Österreich
Wiener Vierfachmama saß 9 Monate (!) unschuldig in Haft
Eine gebürtige Wienerin wurde zu unrecht als Serien-Brandstifterin verdächtigt und inhaftiert. Nach ihrem Freispruch kämpft sie nun um Gerechtigkeit.
261 Tage schmorte Nicole T. aus Birkfeld (Stmk.) nach einer mysteriösen Brandserie unschuldig in einer Grazer Gefängniszelle. "Vor drei Jahren wurden in kurzer Zeit in unserem Ort insgesamt vier Feuer gelegt", erzählt die 42-Jährige im "Heute" - Video-Interview. Zuerst glühte ein Holzscheit beim Nebenhaus, dann brannte das Hinterrad vom Arbeits-Auto ihres Mannes. Kurz darauf vernichtete ein Großbrand die Scheune eines Nachbarn (600.000 Euro Schaden). "Zuletzt schwelte sogar ein gelegtes Feuer in unserem Keller", erinnert sich die Vierfachmama.

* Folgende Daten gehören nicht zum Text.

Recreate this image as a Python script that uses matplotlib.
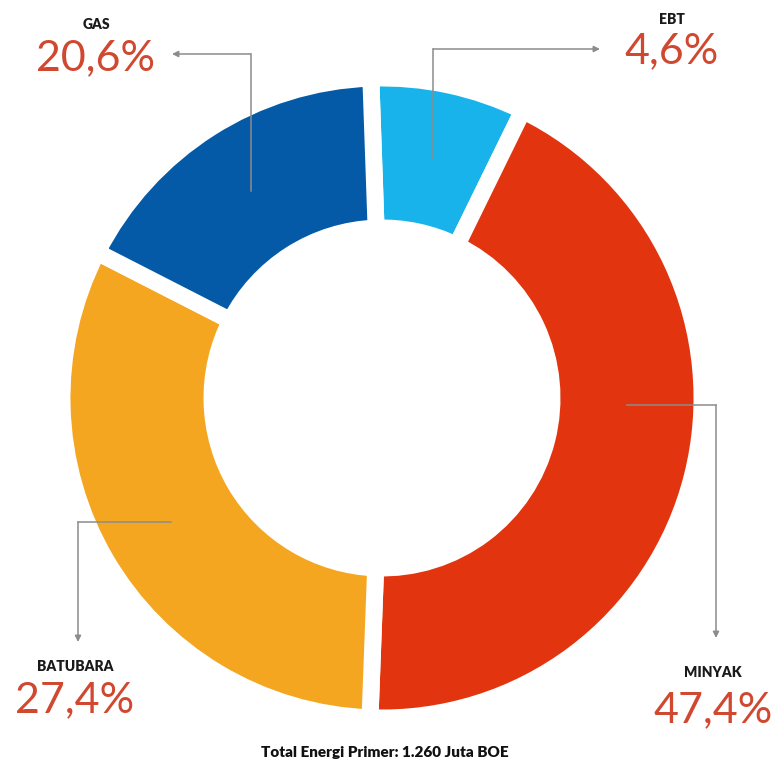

Die rätselhafte Brandserie (1/4)
„"Mein Vierjähriger sagte ‚Tschüss Mama bis bald‘ – das war das Letzte was ich von ihm gesehen habe für 9 Monate““
"Am 26. März 2019 legten mir sechs Beamte vor den Augen meiner Kinder Handschellen an. Mein damals Vierjähriger winkte noch und sagte ‚Tschüss Mama bis bald‘ – das war das Letzte was ich von ihm gesehen habe bis zum 11. Dezember.“ So lange war sie inhaftiert – ihr drohten bis zu 10 Jahre bei einer Verurteilung. "Kein Tag verging, an dem ich nicht an meinen Sohn dachte."
Die emotionale Verhaftung (2/4)
Die nervenaufreibende Gerichtsverhandlung (3/4)
Die vielen Brände in ihrer unmittelbaren Umgebung brachten einst den Ort in die Zeitungen und sie ins Visier der "oberflächlich und einseitig ermittelnden Beamten", so die beiden Anwälte Alexander und Christoph Scala. Das Brüderpaar erreichte in einem Indizienprozess "ohne Indizien" im August 2020 rechtskräftige Freisprüche von allen Brandstiftungs-Vorwürfen. "Mein Fehler war, dass ich den Polizisten blind vertraute", bereut die 42-Jährige, sich nicht sofort juristische Hilfe geholt zu haben.
Der schwierige Blick in die Zukunft (4/4)
Der Richter sprach T. frei
Nicole T. fordert nun eine Entschädigung für die lange Untersuchungshaft trotz Unschuld und für das erlittene seelische und finanzielle Leid: "Der Richter war zum Glück auf meiner Seite, aber der Staat hat mich ruiniert", klagt sie an. "Ich will Gerechtigkeit und mein Geld. Ich habe durch die Haft jede finanzielle Unterstützung verloren." Trotz aller Genugtuung über ihren Freispruch bleibt ein fahler Beigeschmack: "Es hieß, es würde jetzt neu ermittelt. Da bin ich sehr gespannt, denn ich will wissen, wem hab es zu verdanken hab, dass ich da drin war", so T. Die Staatsanwaltschaft dagegen zeigt sich weiter stur, erklärte auf "Heute"-Anfrage den Freispruch zwar zu akzeptieren, aber nicht neu gegen Unbekannte ermitteln zu wollen. "Wir gehen nach wie vor von einer Täterschaft der Freigesprochenen aus." Laut den Verteidigern Scala eine "rechtsstaatlich bedenkliche Einschätzung."